The Syrian Observatory for Human Rights, a Britain-based monitor of the war, said much of the fighting had been done by allied militias rather than the regular army.
The capture of Albu Kamal was the last in a string of setbacks that saw Daesh lose its urban bastions of Mosul and Raqqa within a few weeks and its embryonic state shrink to a rump.
Leading the battle for the town were Hezbollah fighters and advisers, as well as fighters from militias, according to Observatory chief Rami Abdel Rahman.
He said that even as Daesh still controlled half of the town and fighting raged earlier Thursday, the militants retained one escape route to the north.
Abdel Rahman confirmed that Albu Kamal had been fully retaken but said that “IS withdrew to desert areas in eastern Deir Ezzor” province, where they are likely to encounter US-backed Kurdish-led fighters.
The militants’ flight from the town, where Daesh leaders used to meet and were once considered untouchable, caps a process which has seen the group relinquish any ambition as a land-holding force and return to the desert to fight a clandestine guerrilla war.
Many of the group’s top leaders have been killed as Syrian and Iraqi forces with backing from Russia, Iran and a US-led coalition rolled back the territorial losses that saw the militants declare a “caliphate” roughly the size of Britain in 2014.

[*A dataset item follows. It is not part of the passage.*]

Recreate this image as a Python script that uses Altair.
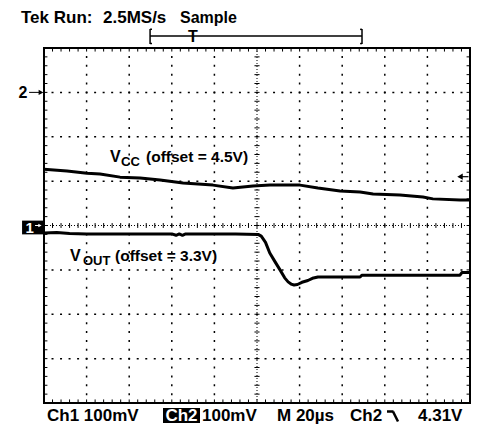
import altair as alt
import pandas as pd
import numpy as np

# ---------------- data ----------------
# time base 20 us/div, 10 divisions -> 0..200 us ; both channels 100 mV/div
vout_t = [0, 6, 12, 20, 40, 60, 62, 63.5, 65, 66.5, 68, 90, 100.5, 102, 104, 106, 108.5,
          110.8, 113, 114.6, 116, 117.4, 119, 121.1, 123.9, 126, 128.6, 148.4, 149.3,
          195.3, 196.2, 200]
vout_mv = [-17, -16, -18, -19, -19, -19, -22, -19, -22, -19, -19, -19, -20, -24, -38, -62, -82,
           -100, -118, -127, -132, -134, -133, -128, -124, -119, -116, -116, -112,
           -112, -106, -106]

vcc_t = [0, 10.8, 20.2, 26.3, 35.7, 45.1, 54.5, 65.3, 79.3, 88.7, 98.1, 106.1, 120.2,
         128.6, 139.0, 148.4, 154.5, 167.1, 177.9, 182.6, 195.3, 200]
vcc_mv = [-173, -177, -182, -184, -191, -193, -197.5, -204, -209, -215.5, -211, -209, -209,
          -215.5, -222, -224.5, -229, -231, -236, -240, -242.5, -242.5]

ch_ref_div = {"1": 0.0, "2": 3.0}     # ground markers (divisions from centre)
mv_per_div = 100.0
trig_level_mv = 4310 - 4500           # Ch2 trigger 4.31 V, offset 4.5 V
trig_window = [49.8, 149.3]           # record bracket (us)

title_parts = ["Tek Run:", "2.5MS/s", "Sample"]
bottom_texts = ["Ch1 100mV", "Ch2", "100mV", "M 20µs", "Ch2", "4.31V"]

# ---------------- layout ----------------
W, H = 463, 419
FONT = "Liberation Sans"
xs = alt.Scale(domain=[-16.901, 200.469], nice=False, zero=False)
ys = alt.Scale(domain=[-4.5408, 4.9014], nice=False, zero=False)
ONE = pd.DataFrame({"d": [0]})


def X(f):
    return alt.X(f, type="quantitative", scale=xs, axis=None)


def Y(f):
    return alt.Y(f, type="quantitative", scale=ys, axis=None)


def rules(df, **kw):
    return alt.Chart(df).mark_rule(color="black", **kw).encode(
        x=X("x0"), x2=alt.X2("x1"), y=Y("y0"), y2=alt.Y2("y1"))


def label(text, px, py, size=16, color="black", align="left", weight="bold", baseline="alphabetic"):
    return alt.Chart(ONE).mark_text(text=text, font=FONT, fontSize=size, fontWeight=weight,
                                    color=color, align=align, baseline=baseline).encode(
        x=alt.value(px), y=alt.value(py))


layers = []

# dotted grid
vx = [t for t in range(20, 200, 20) if t != 100]
layers.append(rules(pd.DataFrame({"x0": vx, "x1": vx, "y0": -4, "y1": 4}),
                    strokeDash=[2, 6.875], strokeDashOffset=1, strokeWidth=1.5))
hy = [v for v in range(-3, 4) if v != 0]
layers.append(rules(pd.DataFrame({"x0": 0, "x1": 200, "y0": hy, "y1": hy}),
                    strokeDash=[2, 6.52], strokeDashOffset=1, strokeWidth=1.5))
# centre cross lines
layers.append(rules(pd.DataFrame({"x0": [100, 0], "x1": [100, 200], "y0": [-4, 0], "y1": [4, 0]}),
                    strokeDash=[1, 2], strokeWidth=1))
mx = np.arange(0, 200.1, 4)
my = np.round(np.arange(-4, 4.01, 0.2), 3)
layers.append(rules(pd.DataFrame({"x0": mx, "x1": mx, "y0": -0.055, "y1": 0.055}), strokeWidth=1))
layers.append(rules(pd.DataFrame({"x0": 98.8, "x1": 101.2, "y0": my, "y1": my}), strokeWidth=1))
# border ticks
bt = pd.concat([
    pd.DataFrame({"x0": mx, "x1": mx, "y0": 4, "y1": 3.92}),
    pd.DataFrame({"x0": mx, "x1": mx, "y0": -4, "y1": -3.92}),
    pd.DataFrame({"x0": 0, "x1": 1.6, "y0": my, "y1": my}),
    pd.DataFrame({"x0": 200, "x1": 198.4, "y0": my, "y1": my}),
])
layers.append(rules(bt, strokeWidth=1))
# border
layers.append(alt.Chart(pd.DataFrame({"x0": [0], "x1": [200], "y0": [-4], "y1": [4]})).mark_rect(
    fillOpacity=0, stroke="black", strokeWidth=2).encode(
    x=X("x0"), x2=alt.X2("x1"), y=Y("y0"), y2=alt.Y2("y1")))

# traces
vout_df = pd.DataFrame({"t": vout_t, "v": [ch_ref_div["1"] + m / mv_per_div for m in vout_mv]})
vcc_df = pd.DataFrame({"t": vcc_t, "v": [ch_ref_div["2"] + m / mv_per_div for m in vcc_mv]})
for df in (vcc_df, vout_df):
    layers.append(alt.Chart(df).mark_line(color="black", strokeWidth=3, strokeJoin="round").encode(
        x=X("t"), y=Y("v"), order="t:Q"))

# channel 2 ground marker
c2 = ch_ref_div["2"]
layers.append(rules(pd.DataFrame({"x0": [-7.0], "x1": [-1.5], "y0": [c2], "y1": [c2]}), strokeWidth=1))
layers.append(alt.Chart(pd.DataFrame({"t": [-1.4], "v": [c2]})).mark_point(
    shape="triangle-right", filled=True, color="black", size=30, opacity=1).encode(x=X("t"), y=Y("v")))
layers.append(alt.Chart(pd.DataFrame({"t": [-9.9], "v": [c2]})).mark_text(
    text="2", font=FONT, fontSize=16, fontWeight="bold", baseline="middle", align="center", dy=1).encode(
    x=X("t"), y=Y("v")))

# channel 1 ground marker (inverse box)
c1 = ch_ref_div["1"]
layers.append(alt.Chart(pd.DataFrame({"x0": [-10.3], "x1": [-0.4], "y0": [c1 + 0.11], "y1": [c1 - 0.2]})).mark_rect(
    color="black").encode(x=X("x0"), x2=alt.X2("x1"), y=Y("y0"), y2=alt.Y2("y1")))
layers.append(alt.Chart(pd.DataFrame({"t": [-6.7], "v": [c1 - 0.045]})).mark_text(
    text="1", font=FONT, fontSize=15, fontWeight="bold", baseline="middle", align="center", color="white", dy=1).encode(
    x=X("t"), y=Y("v")))
layers.append(alt.Chart(pd.DataFrame({"x0": [-4.2], "x1": [-1.8], "y0": [c1], "y1": [c1]})).mark_rule(
    color="white", strokeWidth=1).encode(x=X("x0"), x2=alt.X2("x1"), y=Y("y0"), y2=alt.Y2("y1")))
layers.append(alt.Chart(pd.DataFrame({"t": [-1.9], "v": [c1]})).mark_point(
    shape="triangle-right", filled=True, color="white", size=14, opacity=1).encode(x=X("t"), y=Y("v")))

# trigger level arrow (right edge)
tl = c2 + trig_level_mv / mv_per_div
layers.append(rules(pd.DataFrame({"x0": [195.5], "x1": [199.3], "y0": [tl], "y1": [tl]}), strokeWidth=1.2))
layers.append(alt.Chart(pd.DataFrame({"t": [195.3], "v": [tl]})).mark_point(
    shape="triangle-left", filled=True, color="black", size=40, opacity=1).encode(x=X("t"), y=Y("v")))

# record bracket at top
a, b = trig_window
br = pd.DataFrame({
    "x0": [a, a, a, a, b, b, b],
    "x1": [b, a, a + 0.9, a + 0.9, b, b - 0.9, b - 0.9],
    "y0": [4.27, 4.09, 4.42, 4.10, 4.09, 4.42, 4.10],
    "y1": [4.27, 4.43, 4.42, 4.10, 4.43, 4.42, 4.10],
})
layers.append(rules(br, strokeWidth=1.5))
layers.append(label("T", 185, 34, size=16, align="center"))

# text
layers.append(label(title_parts[0], 13, 14.5, size=17))
layers.append(label(title_parts[1], 95, 14.5, size=17))
layers.append(label(title_parts[2], 172, 14.5, size=16))
layers.append(label("V", 102, 154, size=16))
layers.append(label("CC", 113, 158, size=13))
layers.append(label("(offset = 4.5V)", 138, 154, size=15.5))
layers.append(label("V", 62, 253, size=16))
layers.append(label("OUT", 75, 257, size=13))
layers.append(label("(offset = 3.3V)", 107, 253, size=15.5))

# bottom status line
BS = 17
layers.append(label(bottom_texts[0], 39, 413, size=BS))
layers.append(alt.Chart(ONE).mark_rect(color="black").encode(
    x=alt.value(155), x2=alt.value(192), y=alt.value(400), y2=alt.value(415)))
layers.append(label(bottom_texts[1], 173.5, 413, color="white", align="center", size=BS))
layers.append(label(bottom_texts[2], 194, 413, size=BS))
layers.append(label(bottom_texts[3], 269, 413, size=BS))
layers.append(label(bottom_texts[4], 342, 413, size=BS))
layers.append(alt.Chart(ONE).mark_rule(color="black", strokeWidth=2.5).encode(
    x=alt.value(379), x2=alt.value(385.5), y=alt.value(403.5), y2=alt.value(403.5)))
layers.append(alt.Chart(ONE).mark_rule(color="black", strokeWidth=2.5).encode(
    x=alt.value(385), x2=alt.value(390), y=alt.value(403.5), y2=alt.value(413.5)))
layers.append(label(bottom_texts[5], 410, 413, size=BS))

chart = alt.layer(*layers).properties(
    width=W, height=H, padding=0, background="white",
    autosize=alt.AutoSizeParams(type="none"),
).configure_view(stroke=None)

chart.save("out.html", embed_options={"renderer": "svg", "actions": False})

But the whereabouts of the first among them, self-proclaimed “caliph” Abu Bakr al-Baghdadi, remains unclear. He has been reported killed or wounded many times but Daesh has never offered ay confirmation.
The capture of the group’s last urban stronghold had always looked to be a matter of days after Syrian forces last week retook provincial capital Deir Ezzor and Iraqi forces reconquered Albu Kamal’s twin town of Al-Qaim just over the border.
There was little to slow the advance of the Syrian and its allies after their victories further up the Euphrates valley, but while the military phase of the fight against Daesh was nearing its end, the humanitarian crisis it sparked was still in full swing.
“In the last few weeks, an estimated 120,000 people were displaced from Albu Kamal,” the United Nations’ humanitarian affairs office in Damascus said.
Daesh still has a small presence in the east of Homs province, in the southern outskirts of Damascus and in the southern province of Daraa.
It also holds the small Iraqi town of Rawa down the Euphrates valley from Al-Qaim.
A rival militant alliance led by Al-Qaeda’s former Syria affiliate controls much of the northwestern province of Idlib and adjacent areas as well as pockets of territory elsewhere.
It has come under attack by Russian-backed government forces and by Turkish-backed rebels.